Judge Forbes was satisfied that the statement of claim complied with the rules of pleading and properly pleaded causes of action that supported the granting of relief, namely a claim against QST for trade mark infringement and a common law claim against Mr Nazari as a joint tortfeasor in that infringement. Judge Forbes noted there was no requirement to determine, on a final basis, whether the trade marks are identical or deceptively similar, but to the extent assessment was relevant to the exercise of the Court’s discretion, the Court was satisfied that there was a reasonably arguable prima facie case that the marks referred to in the pleading (Quality Skill Tiling) are deceptively similar to Skill Tilings’ registration for the mark Skill Tiling.

The Court was satisfied that the pleaded allegations were capable of supporting a finding that Mr Nazari was knowingly involved in the infringing acts (by way of correspondence putting him on notice), whether or not he knew he was contravening any law.
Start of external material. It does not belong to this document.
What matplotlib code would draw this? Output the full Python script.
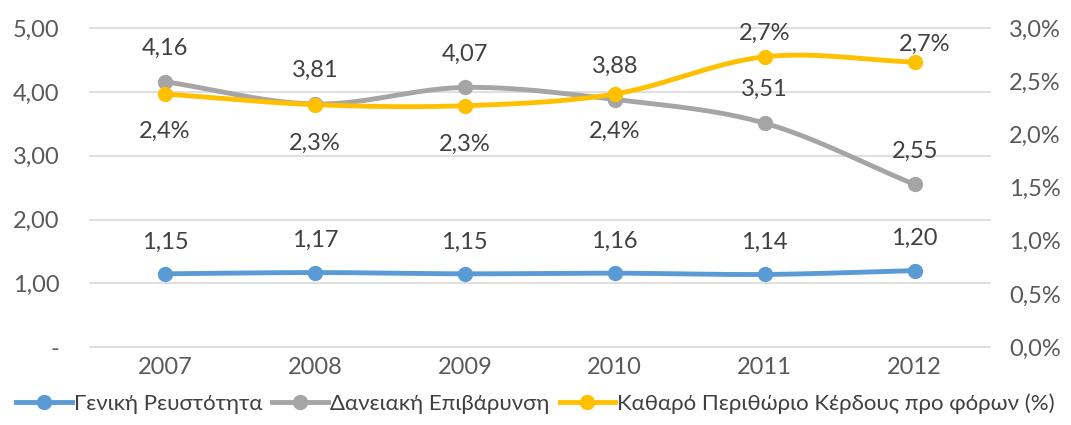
import numpy as np
import matplotlib
matplotlib.use("Agg")
import matplotlib.pyplot as plt
from matplotlib.ticker import FuncFormatter, FixedLocator
from matplotlib.lines import Line2D

years = ["2007", "2008", "2009", "2010", "2011", "2012"]
liquidity = [1.15, 1.17, 1.15, 1.16, 1.14, 1.20]
leverage = [4.16, 3.81, 4.07, 3.88, 3.51, 2.55]
margin = [2.38, 2.28, 2.27, 2.38, 2.73, 2.68]  # percent

names = ["Γενική Ρευστότητα", "Δανειακή Επιβάρυνση", "Καθαρό Περιθώριο Κέρδους προ φόρων (%)"]
colors = ["#5B9BD5", "#A5A5A5", "#FFC000"]

plt.rcParams['font.family'] = ['Lato', 'DejaVu Sans']

def smooth(x, y, n=30):
    x = np.asarray(x, float); y = np.asarray(y, float)
    px = np.concatenate([[2*x[0]-x[1]], x, [2*x[-1]-x[-2]]])
    py = np.concatenate([[2*y[0]-y[1]], y, [2*y[-1]-y[-2]]])
    xs, ys = [], []
    for i in range(1, len(px)-2):
        p0, p1, p2, p3 = (np.array([px[j], py[j]]) for j in range(i-1, i+3))
        c1 = p1 + (p2 - p0) / 6
        c2 = p2 - (p3 - p1) / 6
        t = np.linspace(0, 1, n)[:, None]
        b = (1-t)**3*p1 + 3*(1-t)**2*t*c1 + 3*(1-t)*t**2*c2 + t**3*p2
        xs.append(b[:, 0]); ys.append(b[:, 1])
    return np.concatenate(xs), np.concatenate(ys)

fig = plt.figure(figsize=(10.71, 4.25), dpi=100)
ax = fig.add_axes([0.084, 0.183, 0.84, 0.751])
ax2 = ax.twinx()

x = np.arange(len(years))
ax.set_xlim(-0.5, len(years)-0.5)
ax.set_ylim(0, 5)
ax2.set_ylim(0, 3)

ax.yaxis.set_major_locator(FixedLocator([0, 1, 2, 3, 4, 5]))
ax.yaxis.set_major_formatter(FuncFormatter(lambda v, p: "-" if abs(v) < 1e-9 else f"{v:.2f}".replace(".", ",")))
ax2.yaxis.set_major_locator(FixedLocator([0, 0.5, 1, 1.5, 2, 2.5, 3]))
ax2.yaxis.set_major_formatter(FuncFormatter(lambda v, p: f"{v:.1f}%".replace(".", ",")))
ax.set_xticks(x)
ax.set_xticklabels(years)

for a in (ax, ax2):
    for s in a.spines.values():
        s.set_visible(False)
    a.tick_params(length=0, labelsize=17, colors="#595959")
ax.tick_params(axis='y', pad=22)
ax.tick_params(axis='x', pad=7)
ax2.tick_params(axis='y', pad=14)
ax.grid(axis='y', color="#D9D9D9", linewidth=1.2, clip_on=False)
ax.set_axisbelow(True)

sx, sy = smooth(x, liquidity)
ax.plot(sx, sy, color=colors[0], lw=3.5, solid_capstyle='round', zorder=3)
ax.plot(x, liquidity, 'o', color=colors[0], ms=10, zorder=4)
sx, sy = smooth(x, leverage)
ax.plot(sx, sy, color=colors[1], lw=3.5, solid_capstyle='round', zorder=3)
ax.plot(x, leverage, 'o', color=colors[1], ms=10, zorder=4)
sx, sy = smooth(x, margin)
ax2.plot(sx, sy, color=colors[2], lw=3.5, solid_capstyle='round', zorder=3)
ax2.plot(x, margin, 'o', color=colors[2], ms=10, zorder=4)

lab = dict(ha='center', va='center', fontsize=17, color="#404040")
margin_offsets = [(0, -27), (0, -28), (0, -28), (0, -27), (0, 17), (7, 13)]
for i in range(len(years)):
    ax.annotate(f"{liquidity[i]:.2f}".replace(".", ","), (x[i], liquidity[i]), xytext=(0, 23), textcoords='offset points', **lab)
    ax.annotate(f"{leverage[i]:.2f}".replace(".", ","), (x[i], leverage[i]), xytext=(0, 24), textcoords='offset points', **lab)
    ax2.annotate(f"{margin[i]:.1f}%".replace(".", ","), (x[i], margin[i]), xytext=margin_offsets[i], textcoords='offset points', zorder=6, **lab)

hs = [Line2D([], [], color=c, lw=3.5, marker='o', ms=10) for c in colors]
fig.legend(hs, names, loc='lower center', bbox_to_anchor=(0.5, -0.02), ncol=3, frameon=False,
           fontsize=16, handlelength=2.5, handletextpad=0.1, columnspacing=0.45,
           labelcolor="#404040")

fig.savefig("out.png", dpi=100)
The case is a useful reminder on the law and procedure applicable to the granting of declarations in default judgment applications. Section 141(1) of the Federal Circuit and Family Court of Australia Act gives the Court jurisdiction to make binding declarations of right in relation to a matter in which it has original jurisdiction and that the Court has a wide discretionary power to make declarations. There is no requirement, as there once was, for there to be a proper contradictor before declaratory relief can be granted. The requirement for a contradictor is met if there is a party who had an interest to oppose the declaratory relief that was being sought. This encompasses a range of responses from a respondent who is in outright opposition, to a respondent who does not appear, despite awareness that a declaration was to be sought, especially if there was precise knowledge of the date of the hearing of the application.

However, the Court noted that in exercising appropriate caution when considering declaratory relief, it was to be remembered that on an application for default judgment, the Court is proceeding on the basis of the claim as pleaded by the applicant and in the absence of a defence or contradictory evidence. Accordingly, it is appropriate to make it clear that there has been no adjudication on the merits of the applicant’s claims. This was to be done by including wording in the declaration to the effect that the declarations are made “upon admissions which the respondent in question are taken to have made consequent upon their non-compliance with the requirements of the Rules of Court”. This wording was based on what was suggested by Keifel J, as her Honour then was, in Australian Competition and Consumer Commission v Pty Ltd [2006] FCA 1427 at [59]. The Court noted that it had power to grant the injunction against QST and both declaratory and injunctive relief against Mr Nazari. The Court also made an order that the respondents jointly and severally pay the applicant’s costs.